Good answer from Gwern here.
Thank you, this answered my question
“Agent” of course means more than one thing, eg;
Active versus passive...basically acting unprompted if we are talking about software.
Acting on another’s behalf, as in principal-agent.
Having a utility function of its own (or some sort of goals of its own) and optimising (or satisficing) it.
Something that depends on free will, consciousness, Selfhood, etc.
Gwern’s claim that it’s advantageous for agents to be tools is clearly false in sense 1. Most of the instances of software in the world are passive.. Spreadsheets, word processors and so on, that sit there doing nothing when you fire them up. The market doesn’t demand agentive1 versions of spreadsheets nd word processors, and they haven’t been outcompeted by agentive versions. They are tools that want to remain tools.
There are software agents in senses 1 and 2,such as automated trading software. Trading software is agentive in the principle-agent sense, ie. It’s intended to make money for its creators, the Principal. They don’t want it to have too much agency, because it might start losing them money, or breaking the law, or making money for someone else...its creators don’t want it to have a will of its own, they want it to optimise their own utility function.

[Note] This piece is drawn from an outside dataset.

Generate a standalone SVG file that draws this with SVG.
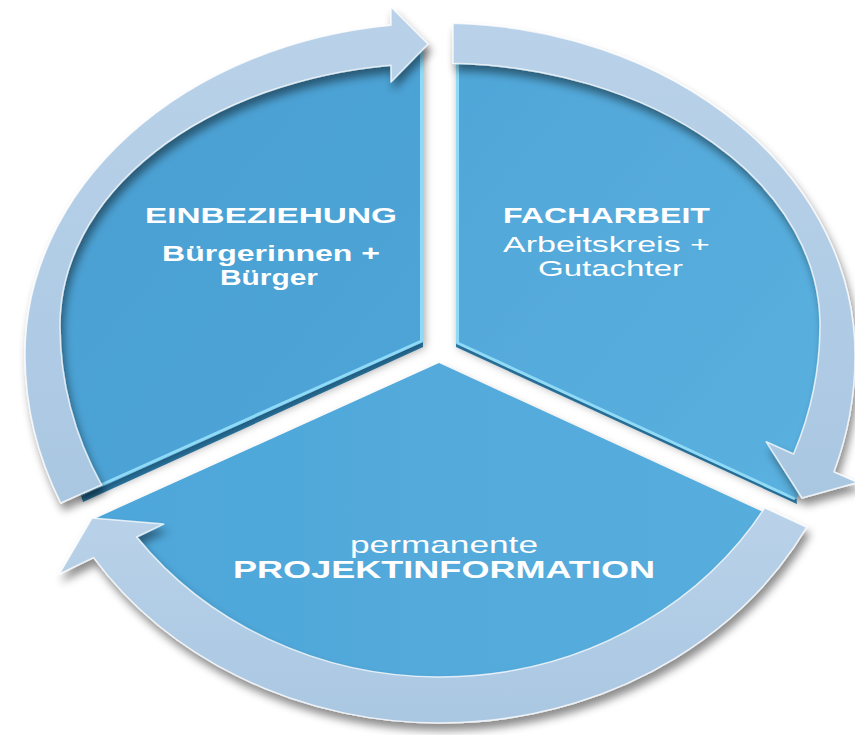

So that’s another sense in which “the more agency, the better”, is false. (Incidentally, it also means that Control and Capability aren’t orthogonal …capability of a kind worth wanting needs to be somewhat controlled, and the easiest way to control is to keep capability minimal).
Optimisation is definable for an agent that does not have its own UF,...it’s optimising the principal’s UF as well as it can,and as well as the principal/creator can communicate it. That’s not scary...if it’s optimising your UF , it’s aligned with you, and if it isn’t that’s an ordinary problem of expressing your business goals in an algorithm. But achieving that is your problem..a type 2 agent does not have its own UF, so you are communicating your UF to it by writing an algorithm, or something like that.
Giving an agent its own UF does not necessarily make it better at optimising your UF...which is to say, does not make it more optimised in any sense you care about. So there is no strong motivation towards.it.
An agent with its own UF is more sophisticated and powerful in some senses, but there are multiple definitions of “power” and multiple interests here...it’s not all one ladder that everyone is trying to climb as fast as possible.
Beware the slippery slope from “does something” to “is an agent” to “has A UF” to “is an optimiser” to “is a threat”, to “is an existential threat”!
A more intelligent DALL-E wouldn’t make pictures that people like better, it would more accurately approximate the distribution of images in its training data. And you’re right that this is not dangerous, but it is also not very useful.
A utility function is an abstraction. It is not something that you literally program into an agent. A utility function is a dual to all the individual decisions made or the preferences between real or hypothetical options. A utility function always implicitly exists if the preferences satisfy certain reasonable requirements. But it is mostly not possible to determine the utility function from observed preferences because you’d need all preferences or make a lot of regularizing assumptions.
A utility function can be a real, separable feature of a system, but that is rather exceptional.
Goodness of the picture is the utility function.
Maybe the intuition can be pumped by thinking of a picture prompt like “Timelapse of the world getting fixed. Colorized historical photo 4k.”